PSN: What sort of sign does this show as far as the commitment Pitt is ready to put into the baseball program. Is this a statement hire?

Kendall Rogers: “It really is. When you’re playing in the ACC, it’s one of those situations where you’re either serious about it or you’re not real serious and this shows that Pitt is really interested in winning at a really high level in the league. I was looking at Mike’s resume last night and I always held him in high esteem. You’re talking about a guy who, granted he’s been at Florida State, hasn’t won less than 40 games since 2008. This is no doubt a statement hire because I think there was a decent chance he could’ve gotten the job at Florida State once Mike Martin is done. Mike Bell decided to step out and do his own thing. I’ll be honest, when I originally heard that he was the hire there I was pretty surprised. My understanding is and we’ll see what the contract details are, but I’m hearing that Pitt is making a much stronger commitment from a financial perspective across the board and that’s good to see.”

PSN: This wasn’t Bell’s first chance to be a head coach, how was Heather Lyke able to land him?

Kendall Rogers: “Being an ACC school helps. If Pitt is a Big East or American team I don’t think he goes there but the fact that Pitt is an ACC school. They certainly have some talented arms there. They didn’t get to the postseason but they showed a little bit of a flurry at the end of the ACC tournament so they had a foundation that they could sell to him. I think the other thing is they showed a stronger financial commitment. My assumption is that Bell made around $200,000 at FSU and my assumption is that he’s now making north of $400,000 at Pitt. So that would strike a cord with a lot of people. I think there’s some pieces in place at Pitt where they can win some games and have a pretty quick rise. The other thing is Mike’s willingness to keep Jerry Oaks, who a lot of people around that program were very passionate about keeping.”

PSN: What is Mike Bell’s strong point and what will he bring to the Pitt baseball program?

Kendall Rogers: “The strong foundation of people he’s worked with during the years. Certainly Mike Martin, it’s hard to beat that type of pedigree. As far as his personality, you’ll find this out when he gets there, Mike is a very demanding guy but he’s also calm and has that southern approach. He’s not a loud guy but he’ll demand a lot and he’ll be someone that has strong relationships with his players.”
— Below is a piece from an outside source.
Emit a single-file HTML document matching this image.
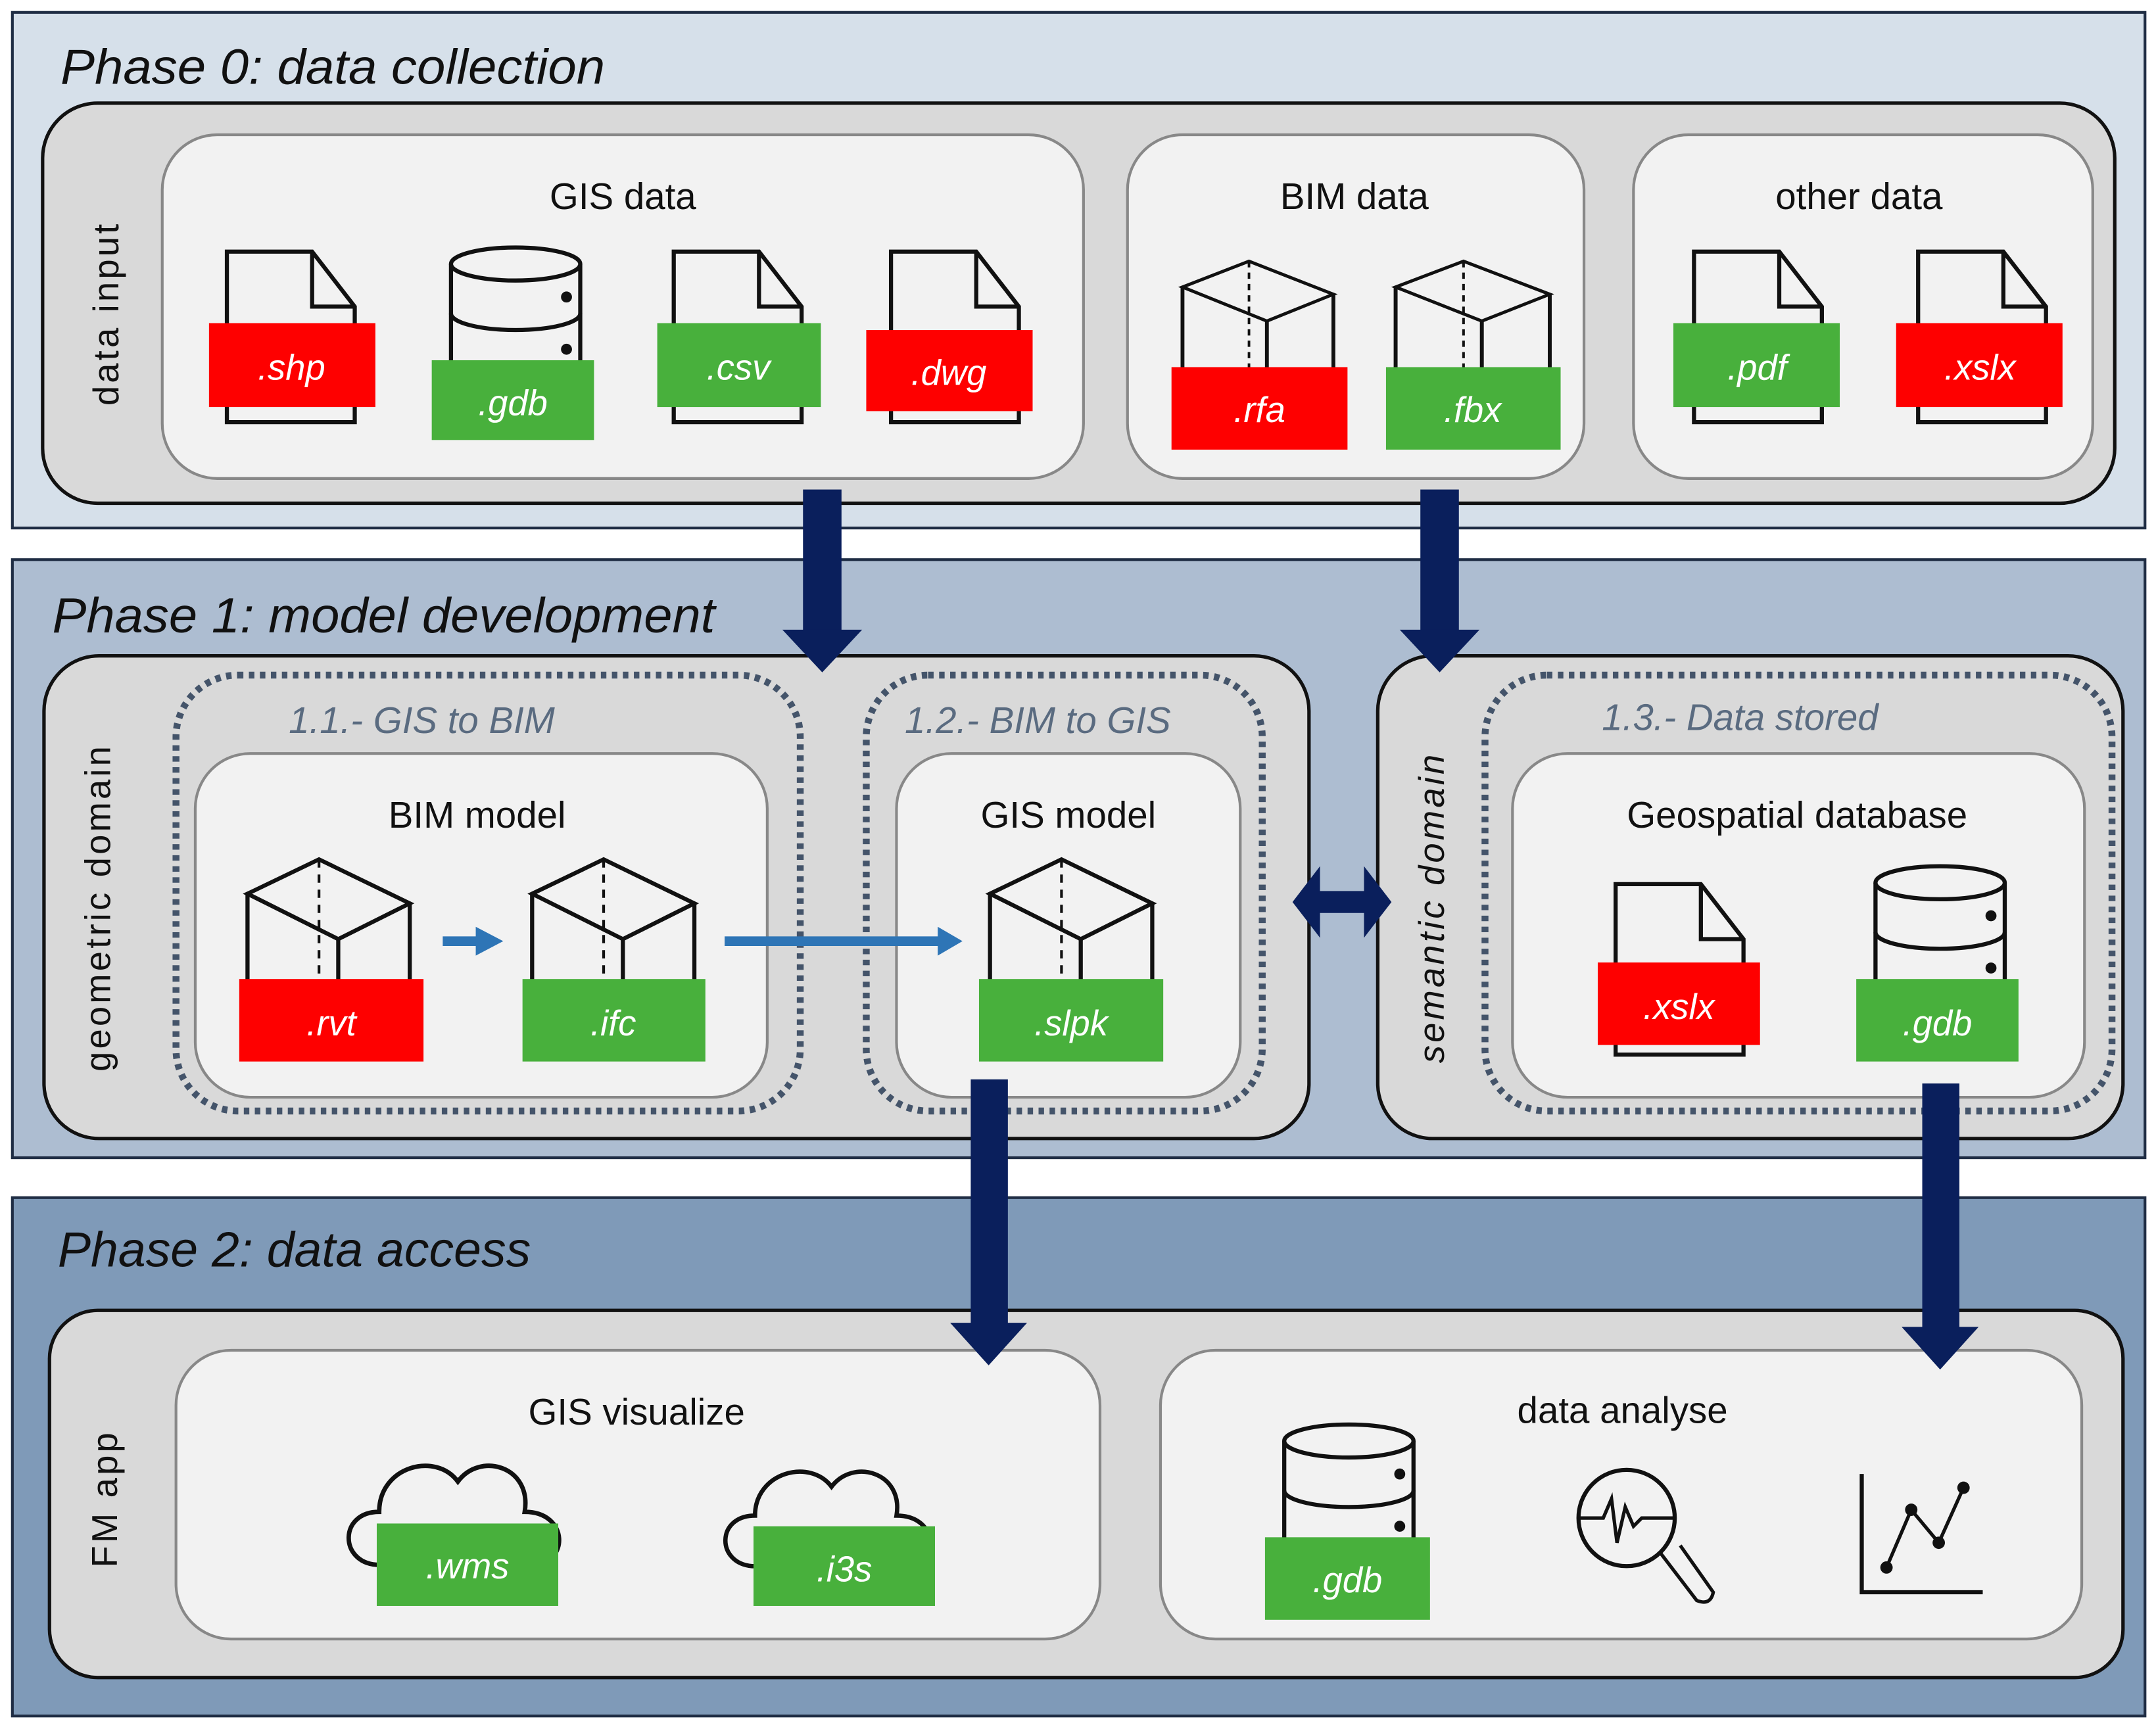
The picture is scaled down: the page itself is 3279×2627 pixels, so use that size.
<!DOCTYPE html>
<html><head><meta charset="utf-8"><style>
html,body{margin:0;padding:0;background:#fff}
svg{display:block}
text{font-family:"Liberation Sans",sans-serif}
.t{font-size:27px;fill:#111;text-anchor:middle}
.ph{font-size:36px;font-style:italic;fill:#111}
.lb{font-size:26px;font-style:italic;fill:#fff;text-anchor:middle}
.sub{font-size:27px;font-style:italic;fill:#5a6b80}
.rot{font-size:26px;fill:#111;text-anchor:middle;letter-spacing:2px}
</style></head><body>
<svg width="3279" height="2627" viewBox="0 0 1568 1256" preserveAspectRatio="none" xmlns="http://www.w3.org/2000/svg">
<defs>
<g id="doc" fill="#f2f2f2" stroke="#111" stroke-width="3">
<path d="M0,0 H62 L93,40 V124 H0 Z"/><path d="M62,0 V40 H93" fill="none"/>
</g>
<g id="cyl" fill="#f2f2f2" stroke="#111" stroke-width="3">
<path d="M0,12 V120 H94 V12"/>
<ellipse cx="47" cy="12" rx="47" ry="12"/>
<path d="M0,48 A47,12 0 0 0 94,48" fill="none"/>
<circle cx="84" cy="36" r="2.5" fill="#111"/><circle cx="84" cy="74" r="2.5" fill="#111"/>
</g>
<g id="cube" fill="none" stroke="#111" stroke-width="3">
<path d="M0,25 L52,0 L118,32 L66,58 Z"/>
<path d="M0,25 V135 M66,58 V135 M118,32 V135"/>
<path d="M52,0 V135" stroke-dasharray="6,5" stroke-width="2"/>
</g>
<g id="cloud" fill="#f2f2f2" stroke="#111" stroke-width="3">
<path d="M20,80 C-5,78 -5,45 22,45 C22,15 60,5 75,25 C90,5 125,15 120,45 C150,45 150,80 125,80 Z"/>
</g>
</defs>

<rect x="9" y="9" width="1551" height="375" fill="#d6e0ea" stroke="#1f2d44" stroke-width="2"/>
<rect x="9" y="407" width="1551" height="435" fill="#adbdd1" stroke="#1f2d44" stroke-width="2"/>
<rect x="9" y="871" width="1551" height="377" fill="#7f9ab8" stroke="#1f2d44" stroke-width="2"/>

<text class="ph" x="44" y="61" textLength="396" lengthAdjust="spacingAndGlyphs">Phase 0: data collection</text>
<text class="ph" x="38" y="460" textLength="482" lengthAdjust="spacingAndGlyphs">Phase 1: model development</text>
<text class="ph" x="42" y="921" textLength="344" lengthAdjust="spacingAndGlyphs">Phase 2: data access</text>

<rect x="31" y="75" width="1507" height="291" rx="40" fill="#d9d9d9" stroke="#111" stroke-width="2.5"/>
<text class="rot" transform="translate(86,228) rotate(-90)">data input</text>

<rect x="118" y="98" width="670" height="250" rx="40" fill="#f2f2f2" stroke="#888" stroke-width="2"/>
<text class="t" x="453" y="152">GIS data</text>
<use href="#doc" x="165" y="183"/>
<rect x="152" y="235" width="121" height="61" fill="#fe0000"/><text class="lb" x="212" y="276">.shp</text>
<use href="#cyl" x="328" y="180"/>
<rect x="314" y="262" width="118" height="58" fill="#48b03c"/><text class="lb" x="373" y="302">.gdb</text>
<use href="#doc" x="490" y="183"/>
<rect x="478" y="235" width="119" height="61" fill="#48b03c"/><text class="lb" x="537" y="276">.csv</text>
<use href="#doc" x="648" y="183"/>
<rect x="630" y="240" width="121" height="59" fill="#fe0000"/><text class="lb" x="690" y="280">.dwg</text>

<rect x="820" y="98" width="332" height="250" rx="40" fill="#f2f2f2" stroke="#888" stroke-width="2"/>
<text class="t" x="985" y="152">BIM data</text>
<g transform="translate(860,190) scale(0.93,0.75)"><use href="#cube"/></g>
<g transform="translate(1015,190) scale(0.95,0.75)"><use href="#cube"/></g>
<rect x="852" y="267" width="128" height="60" fill="#fe0000"/><text class="lb" x="916" y="307">.rfa</text>
<rect x="1008" y="267" width="127" height="60" fill="#48b03c"/><text class="lb" x="1071" y="307">.fbx</text>

<rect x="1188" y="98" width="334" height="250" rx="40" fill="#f2f2f2" stroke="#888" stroke-width="2"/>
<text class="t" x="1352" y="152">other data</text>
<use href="#doc" x="1232" y="183"/>
<rect x="1217" y="235" width="121" height="61" fill="#48b03c"/><text class="lb" x="1278" y="276">.pdf</text>
<use href="#doc" x="1395" y="183"/>
<rect x="1379" y="235" width="121" height="61" fill="#fe0000"/><text class="lb" x="1440" y="276">.xslx</text>

<rect x="32" y="477" width="920" height="351" rx="40" fill="#d9d9d9" stroke="#111" stroke-width="2.5"/>
<text class="rot" transform="translate(80,660) rotate(-90)">geometric domain</text>
<rect x="1002" y="477" width="542" height="351" rx="40" fill="#d9d9d9" stroke="#111" stroke-width="2.5"/>
<text class="rot" transform="translate(1050,660) rotate(-90)" font-style="italic">semantic domain</text>

<g fill="none" stroke="#44546a" stroke-width="5" stroke-dasharray="4,4">
<rect x="128" y="491" width="454" height="317" rx="45"/>
<rect x="630" y="491" width="288" height="317" rx="45"/>
<rect x="1080" y="491" width="456" height="317" rx="45"/>
</g>
<text class="sub" x="210" y="533">1.1.- GIS to BIM</text>
<text class="sub" x="658" y="533">1.2.- BIM to GIS</text>
<text class="sub" x="1165" y="531">1.3.- Data stored</text>

<rect x="142" y="548" width="416" height="250" rx="40" fill="#f2f2f2" stroke="#888" stroke-width="2"/>
<text class="t" x="347" y="602">BIM model</text>
<use href="#cube" x="180" y="625"/>
<rect x="174" y="712" width="134" height="60" fill="#fe0000"/><text class="lb" x="241" y="753">.rvt</text>
<use href="#cube" x="387" y="625"/>
<rect x="380" y="712" width="133" height="60" fill="#48b03c"/><text class="lb" x="446" y="753">.ifc</text>

<rect x="652" y="548" width="250" height="250" rx="40" fill="#f2f2f2" stroke="#888" stroke-width="2"/>
<text class="t" x="777" y="602">GIS model</text>
<use href="#cube" x="720" y="625"/>
<rect x="712" y="712" width="134" height="60" fill="#48b03c"/><text class="lb" x="779" y="753">.slpk</text>

<g fill="#2e75b6" stroke="none">
<rect x="322" y="681" width="28" height="7"/><polygon points="346,674 366,684.5 346,695"/>
<rect x="527" y="681" width="160" height="7"/><polygon points="682,674 700,684.5 682,695"/>
</g>

<rect x="1100" y="548" width="416" height="250" rx="40" fill="#f2f2f2" stroke="#888" stroke-width="2"/>
<text class="t" x="1307" y="602">Geospatial database</text>
<use href="#doc" x="1175" y="643"/>
<rect x="1162" y="700" width="118" height="60" fill="#fe0000"/><text class="lb" x="1221" y="741">.xslx</text>
<use href="#cyl" x="1364" y="630"/>
<rect x="1350" y="712" width="118" height="60" fill="#48b03c"/><text class="lb" x="1409" y="753">.gdb</text>

<rect x="36" y="953" width="1508" height="267" rx="35" fill="#d9d9d9" stroke="#111" stroke-width="2.5"/>
<text class="rot" transform="translate(85,1090) rotate(-90)">FM app</text>

<rect x="128" y="982" width="672" height="210" rx="40" fill="#f2f2f2" stroke="#888" stroke-width="2"/>
<text class="t" x="463" y="1036">GIS visualize</text>
<g transform="translate(252,1050) scale(1.08,1.1)"><use href="#cloud"/></g>
<g transform="translate(526,1055) scale(1.05,1.05)"><use href="#cloud"/></g>
<rect x="274" y="1108" width="132" height="60" fill="#48b03c"/><text class="lb" x="340" y="1148">.wms</text>
<rect x="548" y="1110" width="132" height="58" fill="#48b03c"/><text class="lb" x="614" y="1150">.i3s</text>

<rect x="844" y="982" width="670" height="210" rx="40" fill="#f2f2f2" stroke="#888" stroke-width="2"/>
<text class="t" x="1180" y="1035">data analyse</text>
<use href="#cyl" x="934" y="1036"/>
<rect x="920" y="1118" width="120" height="60" fill="#48b03c"/><text class="lb" x="980" y="1158">.gdb</text>
<g fill="none" stroke="#111" stroke-width="3">
<circle cx="1183" cy="1104" r="35"/>
<path d="M1148,1104 H1166 L1172,1090 L1176,1122 L1182,1096 L1188,1110 L1194,1104 H1218" stroke-width="2.5"/>
<path d="M1208,1130 L1234,1164 Q1244,1168 1246,1158 L1222,1124" stroke-width="2.5"/>
<path d="M1354,1072 V1158 H1442" stroke-width="3"/>
<path d="M1372,1140 L1390,1098 L1410,1122 L1428,1082" stroke-width="2.5"/>
</g>
<g fill="#111"><circle cx="1372" cy="1140" r="4.5"/><circle cx="1390" cy="1098" r="4.5"/><circle cx="1410" cy="1122" r="4.5"/><circle cx="1428" cy="1082" r="4.5"/></g>

<g fill="#0a1f5c">
<rect x="584" y="356" width="28" height="104"/><polygon points="569,458 627,458 598,489"/>
<rect x="1033" y="356" width="28" height="104"/><polygon points="1018,458 1076,458 1047,489"/>
<rect x="706" y="785" width="27" height="180"/><polygon points="691,962 747,962 719,993"/>
<rect x="1398" y="788" width="27" height="180"/><polygon points="1383,965 1439,965 1411,996"/>
<polygon points="940,656 960,630 960,648 992,648 992,630 1012,656 992,682 992,664 960,664 960,682"/>
</g>
</svg>
</body></html>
PSN: How high can Mike Bell take Pitt baseball and being a member of the ACC which is very strong, what are realistic expectations and can Pitt make that next step?

Kendall Rogers: “I wouldn’t put it past them. We’re not that far removed from Virginia being a program that was considering dropping its program and we all know now where Virginia is from a success standpoint but also a facility standpoint. There is absolutely zero reason why Pitt can’t be a program like UConn in the American, getting to regionals every few years, they’re in the mix for the regional hosting sites. I’m not going to sit here and say they can be a program like Miami or Florida State. The thing you want to do as a northern team is, you’re recruiting has to almost be impeccable for you to be good every year. It’s hard for the Big 10 schools to do that, it’s hard for the northern schools in the American to do that and it will be hard for Pitt to do that long-term. But can Pitt’s program be very competitive and get to regionals every couple years, I don’t see any reason why they can’t because there’s plenty of examples of programs that have done that.”